• _Required work_: Write out the data below in full, unchanged, minus the images.

§

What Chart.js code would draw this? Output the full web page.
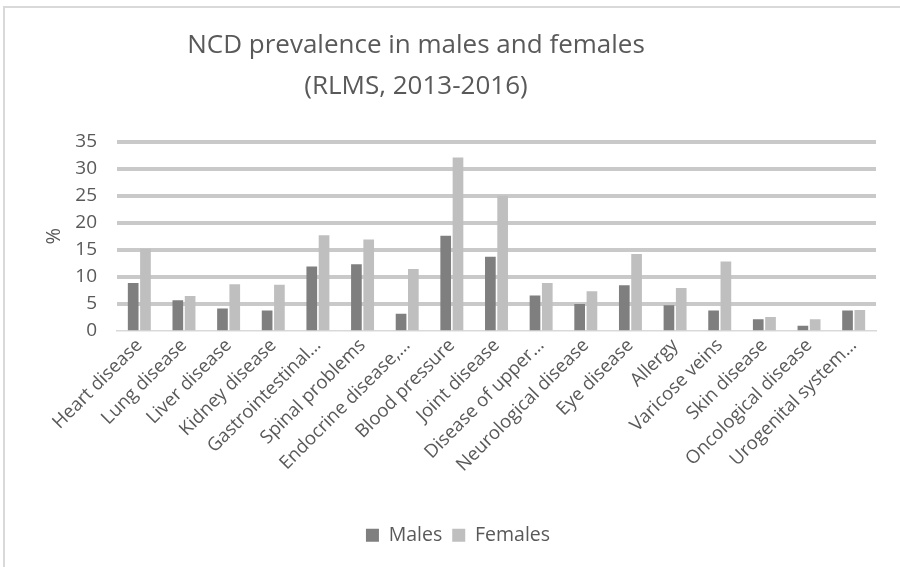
<!DOCTYPE html>
<html>
<head>
<meta charset="utf-8">
<script src="https://cdn.jsdelivr.net/npm/chart.js@4.4.1/dist/chart.umd.min.js"></script>
<style>
  html, body { margin: 0; padding: 0; background: #ffffff; }
  #frame {
    position: absolute; left: 3px; top: 6px; width: 897px; height: 561px;
    border-top: 2px solid #d9d9d9; border-left: 2px solid #d9d9d9;
    box-sizing: border-box;
  }
  #wrap { position: absolute; left: 0; top: 0; width: 900px; height: 567px; }
</style>
</head>
<body>
<div id="frame"></div>
<div id="wrap"><canvas id="c" width="900" height="567"></canvas></div>
<script>
// Disease categories (long names are shortened with an ellipsis)
const categories = [
  'Heart disease', 'Lung disease', 'Liver disease', 'Kidney disease',
  'Gastrointestinal…', 'Spinal problems', 'Endocrine disease,…', 'Blood pressure',
  'Joint disease', 'Disease of upper…', 'Neurological disease', 'Eye disease',
  'Allergy', 'Varicose veins', 'Skin disease', 'Oncological disease', 'Urogenital system…'
];

// Prevalence, %
const males = [8.8, 5.6, 4.1, 3.7, 11.9, 12.3, 3.1, 17.6, 13.7, 6.5, 4.9, 8.4, 4.7, 3.7, 2.1, 0.9, 3.7];
const females = [15.2, 6.4, 8.6, 8.5, 17.7, 16.9, 11.4, 32.1, 25.0, 8.8, 7.3, 14.2, 7.9, 12.8, 2.5, 2.1, 3.8];

// Value axis ticks
const yTicks = [0, 5, 10, 15, 20, 25, 30, 35];

const titleLines = ['NCD prevalence in males and females', '(RLMS, 2013-2016)'];

const TEXT = '#595959';
const FONT = "'Open Sans', 'Noto Sans', sans-serif";

// Two-line chart title drawn above the plot
const titlePlugin = {
  id: 'twoLineTitle',
  afterDraw(chart) {
    const ctx = chart.ctx;
    ctx.save();
    ctx.fillStyle = TEXT;
    ctx.font = "26px " + FONT;
    ctx.textAlign = 'center';
    ctx.textBaseline = 'alphabetic';
    ctx.fillText(titleLines[0], 416, 53);
    ctx.fillText(titleLines[1], 416, 94);
    ctx.restore();
  }
};

// Nudge the legend a little right of the canvas centre
const legendShift = {
  id: 'legendShift',
  afterLayout(chart) {
    if (chart.legend) {
      chart.legend.left += 20;
      chart.legend.right += 20;
    }
  }
};

new Chart(document.getElementById('c'), {
  type: 'bar',
  data: {
    labels: categories,
    datasets: [
      { label: 'Males', data: males, backgroundColor: '#7f7f7f',
        borderWidth: 0, barPercentage: 0.87, categoryPercentage: 0.55 },
      { label: 'Females', data: females, backgroundColor: '#bfbfbf',
        borderWidth: 0, barPercentage: 0.87, categoryPercentage: 0.55 }
    ]
  },
  options: {
    responsive: false,
    animation: false,
    layout: { padding: { left: 0, right: 24, top: 142, bottom: 12 } },
    plugins: {
      title: { display: false },
      tooltip: { enabled: false },
      legend: {
        position: 'bottom',
        labels: {
          color: TEXT,
          font: { family: FONT, size: 19.5 },
          boxWidth: 13, boxHeight: 13,
          padding: 10
        }
      }
    },
    scales: {
      x: {
        grid: { display: false, drawTicks: false },
        border: { display: true, color: '#d9d9d9', width: 1.5 },
        ticks: {
          color: TEXT,
          font: { family: FONT, size: 18.5 },
          minRotation: 45, maxRotation: 45,
          autoSkip: false, padding: 4
        },
        afterFit(scale) { scale.height = 185; }
      },
      y: {
        min: 0, max: 35,
        afterBuildTicks(scale) { scale.ticks = yTicks.map(v => ({ value: v })); },
        grid: {
          color: '#c9c9c9',
          lineWidth: ctx => (ctx.tick && ctx.tick.value === 0) ? 0 : 4,
          drawTicks: false
        },
        border: { display: false },
        ticks: {
          color: TEXT,
          font: { family: FONT, size: 19 },
          padding: 20
        },
        title: {
          display: true, text: '%', color: TEXT,
          font: { family: FONT, size: 20 }, padding: { top: 42, bottom: 0 }
        },
        afterFit(scale) { scale.width = 117; }
      }
    }
  },
  plugins: [titlePlugin, legendShift]
});
</script>
</body>
</html>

§

• _Solution for this problem_:
What Chart.js code would draw this? Output the full web page.
<!DOCTYPE html>
<html>
<head>
<meta charset="utf-8">
<script src="https://cdn.jsdelivr.net/npm/chart.js@4.4.1/dist/chart.umd.min.js"></script>
<style>
  html, body { margin: 0; padding: 0; background: #ffffff; }
  #frame {
    position: absolute; left: 3px; top: 6px; width: 897px; height: 561px;
    border-top: 2px solid #d9d9d9; border-left: 2px solid #d9d9d9;
    box-sizing: border-box;
  }
  #wrap { position: absolute; left: 0; top: 0; width: 900px; height: 567px; }
</style>
</head>
<body>
<div id="frame"></div>
<div id="wrap"><canvas id="c" width="900" height="567"></canvas></div>
<script>
// Disease categories (long names are shortened with an ellipsis)
const categories = [
  'Heart disease', 'Lung disease', 'Liver disease', 'Kidney disease',
  'Gastrointestinal…', 'Spinal problems', 'Endocrine disease,…', 'Blood pressure',
  'Joint disease', 'Disease of upper…', 'Neurological disease', 'Eye disease',
  'Allergy', 'Varicose veins', 'Skin disease', 'Oncological disease', 'Urogenital system…'
];

// Prevalence, %
const males = [8.8, 5.6, 4.1, 3.7, 11.9, 12.3, 3.1, 17.6, 13.7, 6.5, 4.9, 8.4, 4.7, 3.7, 2.1, 0.9, 3.7];
const females = [15.2, 6.4, 8.6, 8.5, 17.7, 16.9, 11.4, 32.1, 25.0, 8.8, 7.3, 14.2, 7.9, 12.8, 2.5, 2.1, 3.8];

// Value axis ticks
const yTicks = [0, 5, 10, 15, 20, 25, 30, 35];

const titleLines = ['NCD prevalence in males and females', '(RLMS, 2013-2016)'];

const TEXT = '#595959';
const FONT = "'Open Sans', 'Noto Sans', sans-serif";

// Two-line chart title drawn above the plot
const titlePlugin = {
  id: 'twoLineTitle',
  afterDraw(chart) {
    const ctx = chart.ctx;
    ctx.save();
    ctx.fillStyle = TEXT;
    ctx.font = "26px " + FONT;
    ctx.textAlign = 'center';
    ctx.textBaseline = 'alphabetic';
    ctx.fillText(titleLines[0], 416, 53);
    ctx.fillText(titleLines[1], 416, 94);
    ctx.restore();
  }
};

// Nudge the legend a little right of the canvas centre
const legendShift = {
  id: 'legendShift',
  afterLayout(chart) {
    if (chart.legend) {
      chart.legend.left += 20;
      chart.legend.right += 20;
    }
  }
};

new Chart(document.getElementById('c'), {
  type: 'bar',
  data: {
    labels: categories,
    datasets: [
      { label: 'Males', data: males, backgroundColor: '#7f7f7f',
        borderWidth: 0, barPercentage: 0.87, categoryPercentage: 0.55 },
      { label: 'Females', data: females, backgroundColor: '#bfbfbf',
        borderWidth: 0, barPercentage: 0.87, categoryPercentage: 0.55 }
    ]
  },
  options: {
    responsive: false,
    animation: false,
    layout: { padding: { left: 0, right: 24, top: 142, bottom: 12 } },
    plugins: {
      title: { display: false },
      tooltip: { enabled: false },
      legend: {
        position: 'bottom',
        labels: {
          color: TEXT,
          font: { family: FONT, size: 19.5 },
          boxWidth: 13, boxHeight: 13,
          padding: 10
        }
      }
    },
    scales: {
      x: {
        grid: { display: false, drawTicks: false },
        border: { display: true, color: '#d9d9d9', width: 1.5 },
        ticks: {
          color: TEXT,
          font: { family: FONT, size: 18.5 },
          minRotation: 45, maxRotation: 45,
          autoSkip: false, padding: 4
        },
        afterFit(scale) { scale.height = 185; }
      },
      y: {
        min: 0, max: 35,
        afterBuildTicks(scale) { scale.ticks = yTicks.map(v => ({ value: v })); },
        grid: {
          color: '#c9c9c9',
          lineWidth: ctx => (ctx.tick && ctx.tick.value === 0) ? 0 : 4,
          drawTicks: false
        },
        border: { display: false },
        ticks: {
          color: TEXT,
          font: { family: FONT, size: 19 },
          padding: 20
        },
        title: {
          display: true, text: '%', color: TEXT,
          font: { family: FONT, size: 20 }, padding: { top: 42, bottom: 0 }
        },
        afterFit(scale) { scale.width = 117; }
      }
    }
  },
  plugins: [titlePlugin, legendShift]
});
</script>
</body>
</html>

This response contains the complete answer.